# TASK DESCRIPTION
Please write the listing below out again exactly, leaving every picture behind.

# STORED DATA
>>>

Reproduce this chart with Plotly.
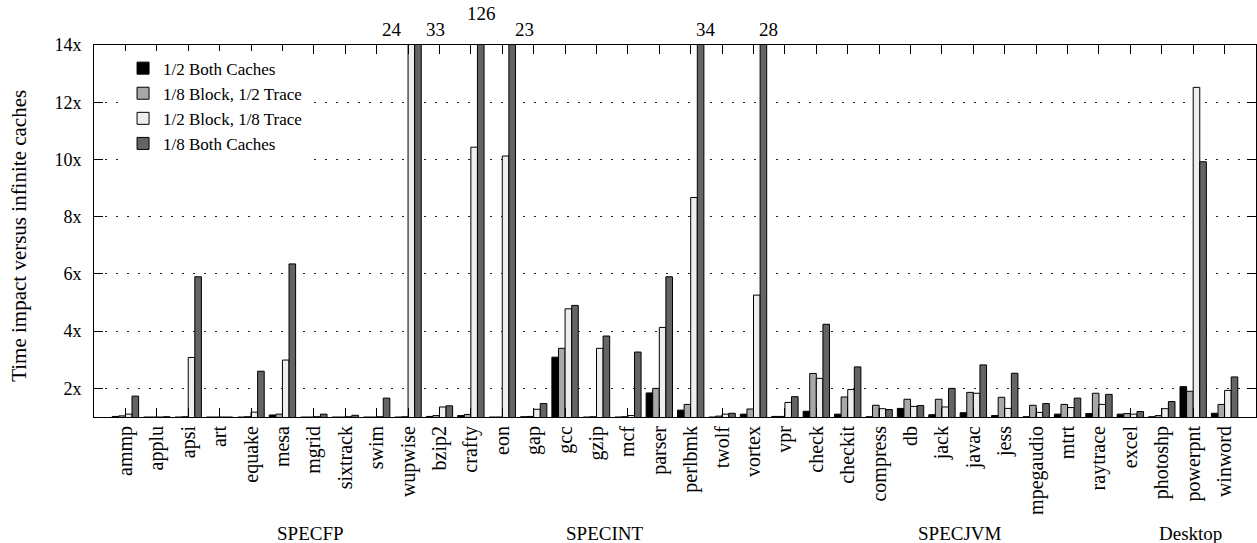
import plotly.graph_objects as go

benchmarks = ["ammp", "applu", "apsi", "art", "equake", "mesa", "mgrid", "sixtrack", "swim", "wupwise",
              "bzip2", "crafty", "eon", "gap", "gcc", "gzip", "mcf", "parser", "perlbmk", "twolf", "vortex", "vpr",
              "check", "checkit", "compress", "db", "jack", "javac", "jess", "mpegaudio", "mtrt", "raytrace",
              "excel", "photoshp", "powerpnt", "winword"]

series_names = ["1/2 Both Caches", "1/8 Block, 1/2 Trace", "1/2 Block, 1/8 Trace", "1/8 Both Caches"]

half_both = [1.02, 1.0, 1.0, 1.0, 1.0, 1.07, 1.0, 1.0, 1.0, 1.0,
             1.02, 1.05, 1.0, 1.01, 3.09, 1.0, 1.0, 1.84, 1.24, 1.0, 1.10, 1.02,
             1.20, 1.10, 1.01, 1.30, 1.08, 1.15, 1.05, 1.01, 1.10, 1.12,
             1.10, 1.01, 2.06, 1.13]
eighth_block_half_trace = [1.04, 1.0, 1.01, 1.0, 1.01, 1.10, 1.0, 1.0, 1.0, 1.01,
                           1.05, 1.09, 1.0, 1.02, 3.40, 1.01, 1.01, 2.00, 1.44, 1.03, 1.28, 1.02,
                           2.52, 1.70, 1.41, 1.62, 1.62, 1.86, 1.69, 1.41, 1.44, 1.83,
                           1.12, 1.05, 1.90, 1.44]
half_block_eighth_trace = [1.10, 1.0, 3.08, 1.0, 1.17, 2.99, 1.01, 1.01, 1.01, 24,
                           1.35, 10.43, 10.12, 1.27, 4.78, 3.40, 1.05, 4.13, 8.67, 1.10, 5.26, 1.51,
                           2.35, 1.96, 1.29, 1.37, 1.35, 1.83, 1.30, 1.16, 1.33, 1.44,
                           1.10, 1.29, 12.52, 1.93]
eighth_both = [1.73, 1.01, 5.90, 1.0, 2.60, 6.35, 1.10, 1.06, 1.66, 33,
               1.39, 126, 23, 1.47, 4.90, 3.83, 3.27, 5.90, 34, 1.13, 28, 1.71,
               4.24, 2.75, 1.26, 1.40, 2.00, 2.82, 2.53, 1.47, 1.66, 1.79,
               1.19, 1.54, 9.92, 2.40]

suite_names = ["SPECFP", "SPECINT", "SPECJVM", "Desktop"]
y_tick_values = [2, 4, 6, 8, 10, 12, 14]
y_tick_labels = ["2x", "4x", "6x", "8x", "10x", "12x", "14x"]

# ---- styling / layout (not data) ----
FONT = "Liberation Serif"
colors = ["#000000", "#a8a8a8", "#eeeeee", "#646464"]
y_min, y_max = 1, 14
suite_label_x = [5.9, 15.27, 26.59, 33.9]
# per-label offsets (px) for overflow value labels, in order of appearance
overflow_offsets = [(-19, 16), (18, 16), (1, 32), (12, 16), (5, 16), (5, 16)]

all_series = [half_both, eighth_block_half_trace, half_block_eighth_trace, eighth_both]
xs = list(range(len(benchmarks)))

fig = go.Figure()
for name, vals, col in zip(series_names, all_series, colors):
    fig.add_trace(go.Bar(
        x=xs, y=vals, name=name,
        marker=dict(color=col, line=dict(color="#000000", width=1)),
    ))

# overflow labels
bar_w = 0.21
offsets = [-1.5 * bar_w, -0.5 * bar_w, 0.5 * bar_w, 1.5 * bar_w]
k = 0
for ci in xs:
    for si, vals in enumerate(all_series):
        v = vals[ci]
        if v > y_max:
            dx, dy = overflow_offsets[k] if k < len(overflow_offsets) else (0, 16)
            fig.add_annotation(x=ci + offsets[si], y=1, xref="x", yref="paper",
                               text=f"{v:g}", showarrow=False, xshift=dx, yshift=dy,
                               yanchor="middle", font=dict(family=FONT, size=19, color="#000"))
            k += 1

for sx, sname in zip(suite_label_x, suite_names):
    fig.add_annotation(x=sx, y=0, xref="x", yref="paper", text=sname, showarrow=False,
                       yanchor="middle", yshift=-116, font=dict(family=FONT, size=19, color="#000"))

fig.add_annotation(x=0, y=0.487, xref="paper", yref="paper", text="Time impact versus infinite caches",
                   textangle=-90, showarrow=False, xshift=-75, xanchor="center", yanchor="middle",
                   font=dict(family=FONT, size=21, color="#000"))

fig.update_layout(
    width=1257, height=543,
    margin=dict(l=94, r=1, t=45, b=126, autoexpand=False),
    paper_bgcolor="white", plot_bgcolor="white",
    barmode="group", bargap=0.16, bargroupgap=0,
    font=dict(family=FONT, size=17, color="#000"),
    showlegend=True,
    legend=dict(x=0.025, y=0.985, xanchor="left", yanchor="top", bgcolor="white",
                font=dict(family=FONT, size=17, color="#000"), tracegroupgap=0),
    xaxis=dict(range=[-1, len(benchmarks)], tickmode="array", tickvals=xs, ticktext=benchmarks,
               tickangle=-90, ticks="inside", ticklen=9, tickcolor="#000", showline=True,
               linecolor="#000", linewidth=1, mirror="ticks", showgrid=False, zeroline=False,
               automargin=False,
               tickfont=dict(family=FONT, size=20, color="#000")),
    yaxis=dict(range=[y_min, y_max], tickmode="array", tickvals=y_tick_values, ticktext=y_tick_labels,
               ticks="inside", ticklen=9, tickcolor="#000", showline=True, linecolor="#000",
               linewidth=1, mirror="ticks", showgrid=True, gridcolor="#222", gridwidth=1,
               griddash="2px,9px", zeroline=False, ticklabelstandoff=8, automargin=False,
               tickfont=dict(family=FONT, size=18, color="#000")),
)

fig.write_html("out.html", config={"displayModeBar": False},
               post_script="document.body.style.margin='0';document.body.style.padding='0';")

<<<

# OUTPUT OF THE TASK
Reproduce this chart with Plotly.
import plotly.graph_objects as go

benchmarks = ["ammp", "applu", "apsi", "art", "equake", "mesa", "mgrid", "sixtrack", "swim", "wupwise",
              "bzip2", "crafty", "eon", "gap", "gcc", "gzip", "mcf", "parser", "perlbmk", "twolf", "vortex", "vpr",
              "check", "checkit", "compress", "db", "jack", "javac", "jess", "mpegaudio", "mtrt", "raytrace",
              "excel", "photoshp", "powerpnt", "winword"]

series_names = ["1/2 Both Caches", "1/8 Block, 1/2 Trace", "1/2 Block, 1/8 Trace", "1/8 Both Caches"]

half_both = [1.02, 1.0, 1.0, 1.0, 1.0, 1.07, 1.0, 1.0, 1.0, 1.0,
             1.02, 1.05, 1.0, 1.01, 3.09, 1.0, 1.0, 1.84, 1.24, 1.0, 1.10, 1.02,
             1.20, 1.10, 1.01, 1.30, 1.08, 1.15, 1.05, 1.01, 1.10, 1.12,
             1.10, 1.01, 2.06, 1.13]
eighth_block_half_trace = [1.04, 1.0, 1.01, 1.0, 1.01, 1.10, 1.0, 1.0, 1.0, 1.01,
                           1.05, 1.09, 1.0, 1.02, 3.40, 1.01, 1.01, 2.00, 1.44, 1.03, 1.28, 1.02,
                           2.52, 1.70, 1.41, 1.62, 1.62, 1.86, 1.69, 1.41, 1.44, 1.83,
                           1.12, 1.05, 1.90, 1.44]
half_block_eighth_trace = [1.10, 1.0, 3.08, 1.0, 1.17, 2.99, 1.01, 1.01, 1.01, 24,
                           1.35, 10.43, 10.12, 1.27, 4.78, 3.40, 1.05, 4.13, 8.67, 1.10, 5.26, 1.51,
                           2.35, 1.96, 1.29, 1.37, 1.35, 1.83, 1.30, 1.16, 1.33, 1.44,
                           1.10, 1.29, 12.52, 1.93]
eighth_both = [1.73, 1.01, 5.90, 1.0, 2.60, 6.35, 1.10, 1.06, 1.66, 33,
               1.39, 126, 23, 1.47, 4.90, 3.83, 3.27, 5.90, 34, 1.13, 28, 1.71,
               4.24, 2.75, 1.26, 1.40, 2.00, 2.82, 2.53, 1.47, 1.66, 1.79,
               1.19, 1.54, 9.92, 2.40]

suite_names = ["SPECFP", "SPECINT", "SPECJVM", "Desktop"]
y_tick_values = [2, 4, 6, 8, 10, 12, 14]
y_tick_labels = ["2x", "4x", "6x", "8x", "10x", "12x", "14x"]

# ---- styling / layout (not data) ----
FONT = "Liberation Serif"
colors = ["#000000", "#a8a8a8", "#eeeeee", "#646464"]
y_min, y_max = 1, 14
suite_label_x = [5.9, 15.27, 26.59, 33.9]
# per-label offsets (px) for overflow value labels, in order of appearance
overflow_offsets = [(-19, 16), (18, 16), (1, 32), (12, 16), (5, 16), (5, 16)]

all_series = [half_both, eighth_block_half_trace, half_block_eighth_trace, eighth_both]
xs = list(range(len(benchmarks)))

fig = go.Figure()
for name, vals, col in zip(series_names, all_series, colors):
    fig.add_trace(go.Bar(
        x=xs, y=vals, name=name,
        marker=dict(color=col, line=dict(color="#000000", width=1)),
    ))

# overflow labels
bar_w = 0.21
offsets = [-1.5 * bar_w, -0.5 * bar_w, 0.5 * bar_w, 1.5 * bar_w]
k = 0
for ci in xs:
    for si, vals in enumerate(all_series):
        v = vals[ci]
        if v > y_max:
            dx, dy = overflow_offsets[k] if k < len(overflow_offsets) else (0, 16)
            fig.add_annotation(x=ci + offsets[si], y=1, xref="x", yref="paper",
                               text=f"{v:g}", showarrow=False, xshift=dx, yshift=dy,
                               yanchor="middle", font=dict(family=FONT, size=19, color="#000"))
            k += 1

for sx, sname in zip(suite_label_x, suite_names):
    fig.add_annotation(x=sx, y=0, xref="x", yref="paper", text=sname, showarrow=False,
                       yanchor="middle", yshift=-116, font=dict(family=FONT, size=19, color="#000"))

fig.add_annotation(x=0, y=0.487, xref="paper", yref="paper", text="Time impact versus infinite caches",
                   textangle=-90, showarrow=False, xshift=-75, xanchor="center", yanchor="middle",
                   font=dict(family=FONT, size=21, color="#000"))

fig.update_layout(
    width=1257, height=543,
    margin=dict(l=94, r=1, t=45, b=126, autoexpand=False),
    paper_bgcolor="white", plot_bgcolor="white",
    barmode="group", bargap=0.16, bargroupgap=0,
    font=dict(family=FONT, size=17, color="#000"),
    showlegend=True,
    legend=dict(x=0.025, y=0.985, xanchor="left", yanchor="top", bgcolor="white",
                font=dict(family=FONT, size=17, color="#000"), tracegroupgap=0),
    xaxis=dict(range=[-1, len(benchmarks)], tickmode="array", tickvals=xs, ticktext=benchmarks,
               tickangle=-90, ticks="inside", ticklen=9, tickcolor="#000", showline=True,
               linecolor="#000", linewidth=1, mirror="ticks", showgrid=False, zeroline=False,
               automargin=False,
               tickfont=dict(family=FONT, size=20, color="#000")),
    yaxis=dict(range=[y_min, y_max], tickmode="array", tickvals=y_tick_values, ticktext=y_tick_labels,
               ticks="inside", ticklen=9, tickcolor="#000", showline=True, linecolor="#000",
               linewidth=1, mirror="ticks", showgrid=True, gridcolor="#222", gridwidth=1,
               griddash="2px,9px", zeroline=False, ticklabelstandoff=8, automargin=False,
               tickfont=dict(family=FONT, size=18, color="#000")),
)

fig.write_html("out.html", config={"displayModeBar": False},
               post_script="document.body.style.margin='0';document.body.style.padding='0';")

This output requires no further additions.